World Events and the Stock Market – What Should You Do When the Unexpected Happens?
Does anyone remember the old Saturday Night Live skits with Gilda Radner as Rosanna Rosanna Danna? Her famous line was, “It’s always something.” Keep this in mind when the headlines scream about some unexpected world event (Brexit, anyone?) and the stock market takes a hit for a few days.
Even if the event itself is new, the economy has 100 years of surprises behind it. Yes, the stock market hates uncertainty, but it also gets over it and moves on. Investors need to learn to do the same.

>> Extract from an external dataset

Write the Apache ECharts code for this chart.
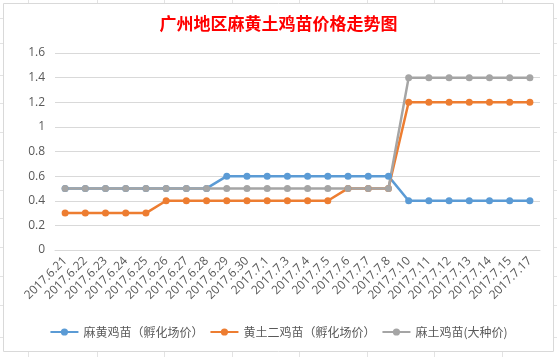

- June 23, 1950 – Outbreak of the Korean War – Immediate reaction: 12% drop, 6 months later: 19% gain
- November 21, 1963 – Assassination of JFK – Immediate reaction: 3% drop, 6 months later: 15% gain
- May 1, 1970 – Kent State Shootings – Immediate reaction: 14% drop, 6 months later: 20% gain
- Sept. 15, 1992 – ERM United Kingdom Currency Crisis – Immediate reaction: 4.6% drop, 6 months later: 9.2% gain
- Sept. 11, 2001 – 9/11 Terrorist Attacks – Immediate reaction: 14% drop, 6 months later: 24% gain
So as you can see, bad stuff happens every year. Stock markets move in cycles regardless of the latest crises. Stick to your diversified investment plan and tune out the noise of the news and you will be in better shape than those who panic and sell every time a new headline pops up.